Herkesin genel ruh hali çok kötü, kimse bugününden ya da yarınından emin değil. Belirsizlik ve muhatapsızlığın bu kadar yıpratıcı bir şey olabileceğini asla tahmin etmezdim. Sormak istediğimiz soruları soramıyor, neyi neye göre yapacağımızı bilmeden işe gidip geliyoruz. Çalışanların böyle izole edilmesi ve teker teker çağrılarak kovulması, düne kadar küçülme gibi bir şeyin lafı geçmezken bir anda onların bakış açısıyla fazlalıkların (yani kanlı canlı çalışma arkadaşlarımızın, bizim) atılması kabul edilebilir şeyler değil. İthaki Yayın Grubu’nun değil küçülmek, hem yayın faaliyeti hem de kitabevi (Penguen) anlamında ne kadar büyüdüğü de herkesin malumu.
Bizleri nelerin beklediğini gerçekten bilemiyoruz. Yavaş yavaş hepimizi mi işten çıkaracaklar, çıkaramadıklarını İçerenköy’deki işyerinde çalıştırmaya başladıktan sonra daha ağır bir mobbinge mi maruz bırakacaklar, bilmiyoruz. Ama şu ana kadar gördüğümüz muamele hiç iyi işaretler vermiyor.

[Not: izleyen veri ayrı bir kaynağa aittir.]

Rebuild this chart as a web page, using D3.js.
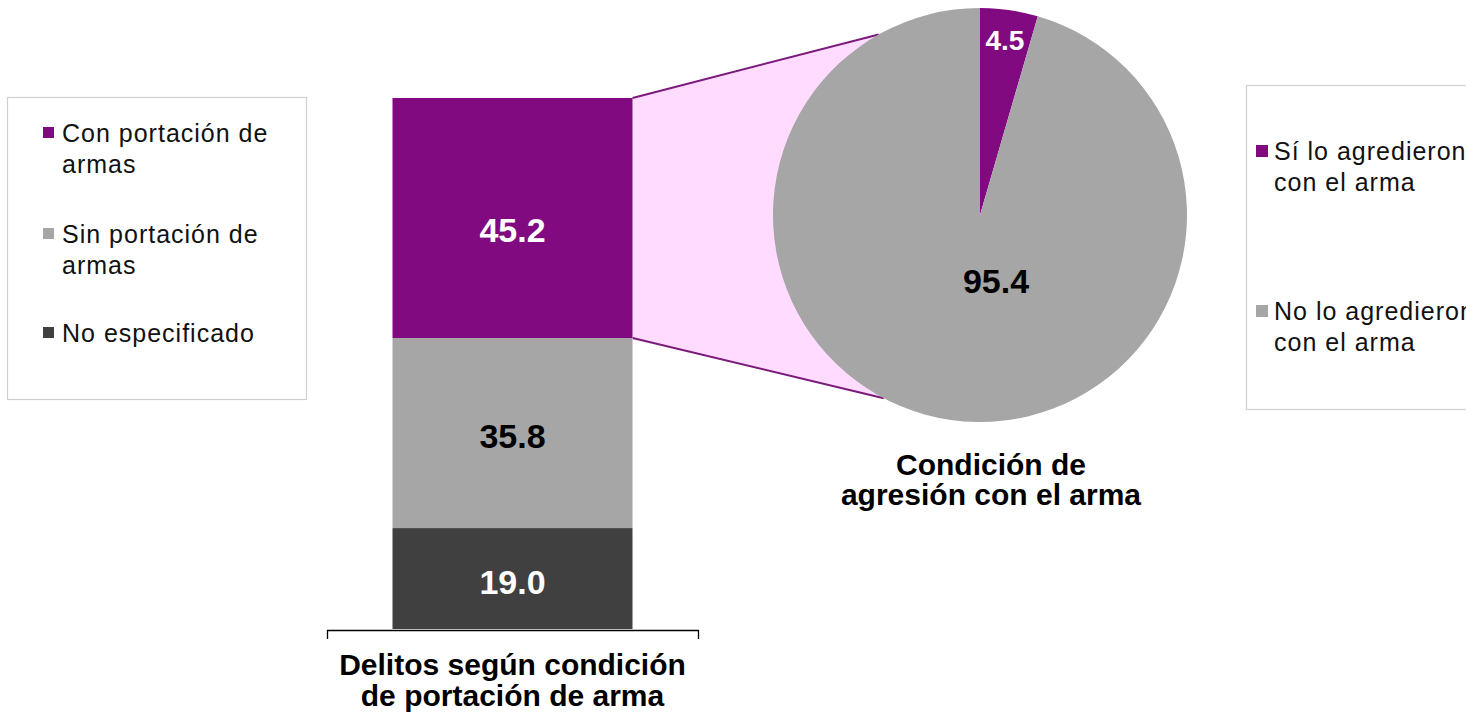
<!DOCTYPE html>
<html>
<head>
<meta charset="utf-8">
<script src="https://cdnjs.cloudflare.com/ajax/libs/d3/7.8.5/d3.min.js"></script>
<style>
  html, body { margin: 0; padding: 0; background: #fff; }
  svg { display: block; font-family: "Liberation Sans", Arial, sans-serif; }
</style>
</head>
<body>
<svg id="chart" width="1466" height="716"></svg>
<script>
// ---- data ----
const barCategory = ["Delitos según condición", "de portación de arma"];
const barSeries = ["Con portación de armas", "Sin portación de armas", "No especificado"];
const barValues = [45.2, 35.8, 19.0];
const barColors = ["#810a81", "#a6a6a6", "#404040"];
const barLabelColors = ["#ffffff", "#000000", "#ffffff"];
const barLegendLines = [["Con portación de", "armas"], ["Sin portación de", "armas"], ["No especificado"]];

const pieTitle = ["Condición de", "agresión con el arma"];
const pieSeries = ["Sí lo agredieron con el arma", "No lo agredieron con el arma"];
const pieValues = [4.5, 95.4];
const pieColors = ["#810a81", "#a6a6a6"];
const pieLabelColors = ["#ffffff", "#000000"];
const pieLegendLines = [["Sí lo agredieron", "con el arma"], ["No lo agredieron", "con el arma"]];

// ---- layout ----
const svg = d3.select("#chart");
const font = "'Liberation Sans', Arial, sans-serif";

// Bar (stacked, single category)
const x = d3.scaleBand().domain([barCategory.join(" ")]).range([327, 698])
  .paddingInner(0.2144).paddingOuter(0.2144);
const y = d3.scaleLinear().domain([0, 100]).range([629, 98]);

let cum = 0;
const stacks = barValues.map((v, i) => {
  const s = { i, v, y0: 100 - cum - v, y1: 100 - cum };
  cum += v;
  return s;
});

// Pie
const cx = 980, cy = 215, R = 207;
const pie = d3.pie().sort(null).value(d => d).startAngle(0).endAngle(2 * Math.PI);
const arcs = pie(pieValues);
const arc = d3.arc().innerRadius(0).outerRadius(R);
const labelArc = d3.arc().innerRadius(177).outerRadius(177);

// connector (zoom) from the purple segment to the pie
const segTop = y(stacks[0].y1), segBot = y(stacks[0].y0);
const bx = x(barCategory.join(" ")) + x.bandwidth();
const angTop = -29.3 * Math.PI / 180, angBot = 207.7 * Math.PI / 180;
const pTop = [cx + R * Math.sin(angTop), cy - R * Math.cos(angTop)];
const pBot = [cx + R * Math.sin(angBot), cy - R * Math.cos(angBot)];

svg.append("path")
  .attr("d", `M${bx},${segTop}L${pTop[0]},${pTop[1]}L${pBot[0]},${pBot[1]}L${bx},${segBot}Z`)
  .attr("fill", "#ffdcff");

svg.append("line").attr("x1", bx).attr("y1", segTop).attr("x2", pTop[0]).attr("y2", pTop[1])
  .attr("stroke", "#7a1a7a").attr("stroke-width", 2);
svg.append("line").attr("x1", bx).attr("y1", segBot).attr("x2", pBot[0]).attr("y2", pBot[1])
  .attr("stroke", "#7a1a7a").attr("stroke-width", 2);

// bars
svg.append("g").selectAll("rect").data(stacks).join("rect")
  .attr("x", x(barCategory.join(" ")))
  .attr("width", x.bandwidth())
  .attr("y", d => y(d.y1))
  .attr("height", d => y(d.y0) - y(d.y1))
  .attr("fill", d => barColors[d.i]);

svg.append("g").selectAll("text").data(stacks).join("text")
  .attr("x", x(barCategory.join(" ")) + x.bandwidth() / 2)
  .attr("y", d => (y(d.y0) + y(d.y1)) / 2 + (d.i === 0 ? 12 : 3))
  .attr("dy", "0.36em")
  .attr("text-anchor", "middle")
  .attr("font-weight", "bold")
  .attr("font-size", 34)
  .attr("fill", d => barLabelColors[d.i])
  .text(d => d.v.toFixed(1));

// axis
const axis = svg.append("g").attr("transform", `translate(0,${y(0) + 1})`)
  .call(d3.axisBottom(x).tickSizeInner(0).tickSizeOuter(9).tickPadding(10));
axis.select(".domain").attr("stroke", "#000").attr("stroke-width", 1.3);
axis.selectAll(".tick text").each(function () {
  const t = d3.select(this);
  t.text(null).attr("font-family", font).attr("font-size", 30).attr("font-weight", "bold")
    .attr("fill", "#000").attr("y", 0).attr("dy", null);
  barCategory.forEach((line, k) => {
    t.append("tspan").attr("x", 0).attr("y", 45 + k * 31).text(line);
  });
});

// pie
const pg = svg.append("g").attr("transform", `translate(${cx},${cy})`);
pg.selectAll("path").data(arcs).join("path")
  .attr("d", arc)
  .attr("fill", (d, i) => pieColors[i]);

pg.append("text")
  .attr("transform", `translate(${labelArc.centroid(arcs[0])})`)
  .attr("dy", "0.36em").attr("text-anchor", "middle")
  .attr("font-weight", "bold").attr("font-size", 28)
  .attr("fill", pieLabelColors[0])
  .text(pieValues[0].toFixed(1));

pg.append("text")
  .attr("x", 16).attr("y", 66)
  .attr("dy", "0.36em").attr("text-anchor", "middle")
  .attr("font-weight", "bold").attr("font-size", 34)
  .attr("fill", pieLabelColors[1])
  .text(pieValues[1].toFixed(1));

// pie title
svg.append("text").attr("text-anchor", "middle")
  .attr("font-weight", "bold").attr("font-size", 30).attr("fill", "#000")
  .selectAll("tspan").data(pieTitle).join("tspan")
  .attr("x", 991).attr("y", (d, k) => 475 + k * 30).text(d => d);

// legends
function legend(box, items, colors, sq, textX, baselines) {
  const g = svg.append("g");
  g.append("rect").attr("x", box[0] + 0.5).attr("y", box[1] + 0.5)
    .attr("width", box[2]).attr("height", box[3])
    .attr("fill", "#fff").attr("stroke", "#d0d0d0").attr("stroke-width", 1.2);
  items.forEach((lines, i) => {
    g.append("rect").attr("x", sq[0]).attr("y", baselines[i] - 15)
      .attr("width", sq[1]).attr("height", sq[1]).attr("fill", colors[i]);
    const t = g.append("text").attr("font-size", 25).attr("fill", "#111")
      .attr("letter-spacing", 1);
    lines.forEach((l, k) => {
      t.append("tspan").attr("x", textX).attr("y", baselines[i] + k * 30.5).text(l);
    });
  });
}

legend([7, 97, 299, 302], barLegendLines, barColors, [43, 11], 62, [142, 243, 342]);
legend([1246, 85, 240, 324], pieLegendLines, pieColors, [1256, 12], 1274, [160, 320]);
</script>
</body>
</html>
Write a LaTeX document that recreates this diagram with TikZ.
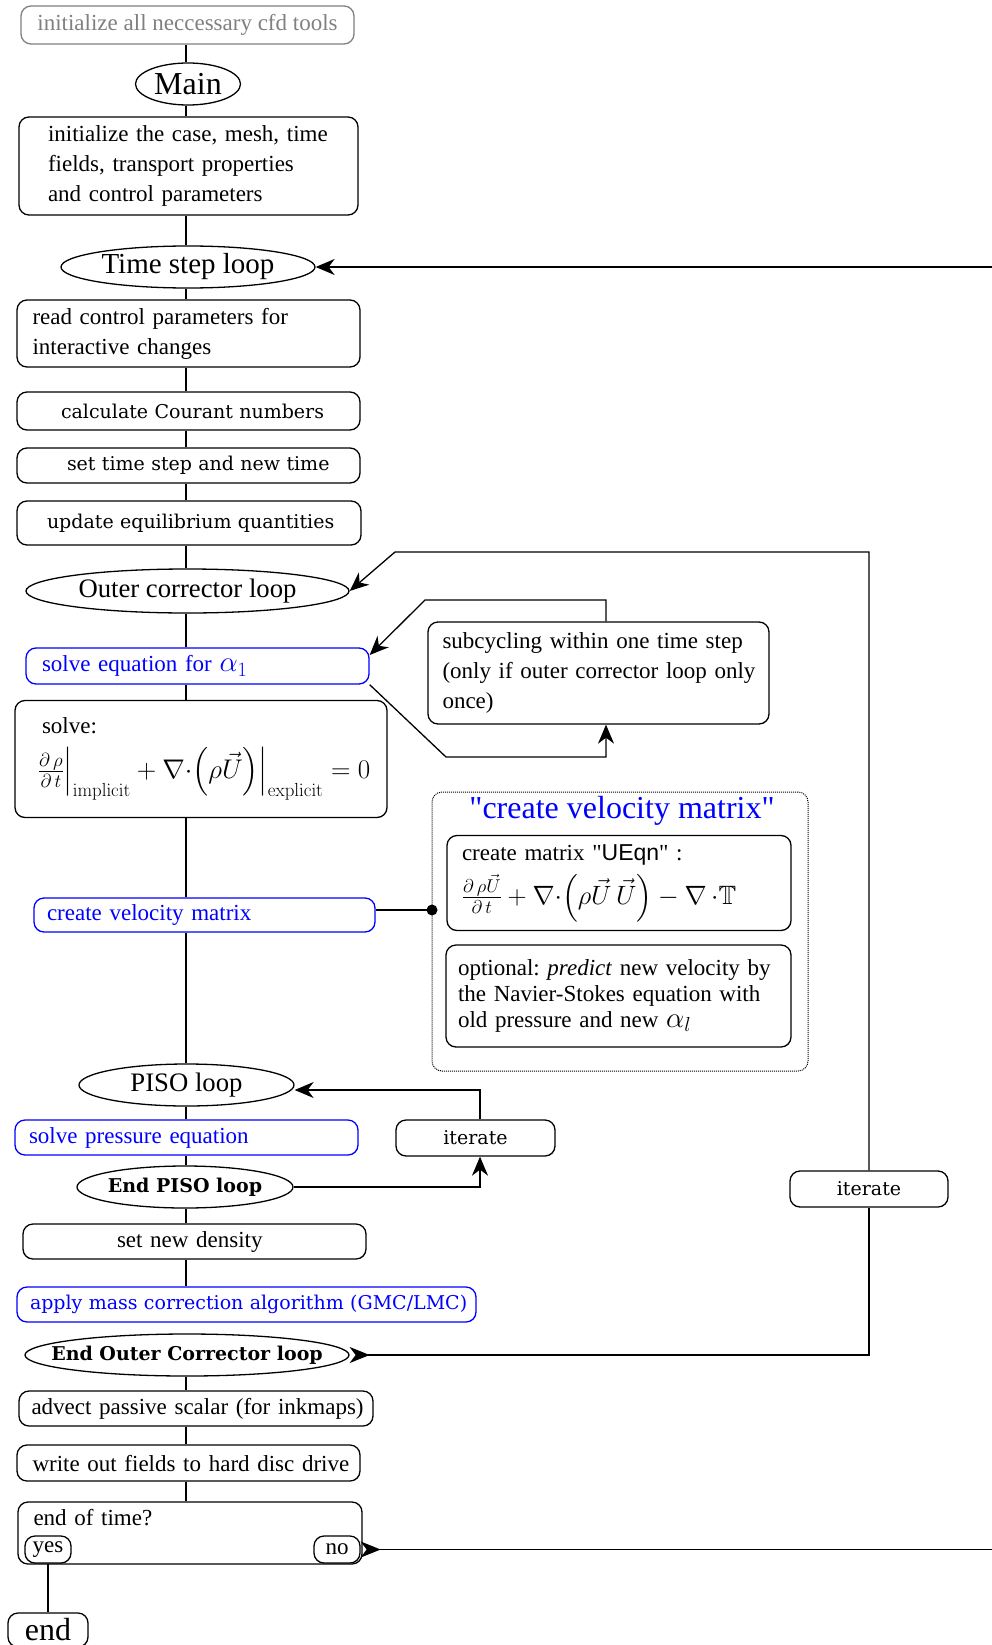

3- Yayıncılık sektöründeki hak gaspları sıkça sosyal medyada yer buluyor. Sektörün ve çalışanların genel durumu hakkında neler düşünüyorsunuz?
Bu sektörden çıkmak istiyorum. Türkiye’de yayıncılık dediğimiz şey, okumaya, yazıp çizmeye meraklı akıllı gençlerin umut ve ideallerini sömüren, insanları yok pahasına çalıştıran, patronlara müthiş servetler kazandırırken gençleri türlü hak gasplarıyla çürüten berbat bir sektör. Kimse yarınlarından emin değil, herkes yoğun bir iş yetiştirme baskısı altında çalıştırılıyor. Üstelik bu işin gerektirdiği entelektüel emek neredeyse kimse tarafından görülmüyor, ödüllendirilmiyor. Herkes başka sektörlerdeki kendi akranlarından daha düşük maaşlarla ve güvencesizlik içinde çalışıyor. Sadece yayınevi çalışanları değil, çevirmenler de, dışarıdan iş yapan redaktörler, grafikerler ve son okumacılar da büyük haksızlıklara uğratılıyor. Bu saydığım olumsuzlukların hiçbirinin yakın zamanda giderilebileceğini sanmıyorum ne yazık ki.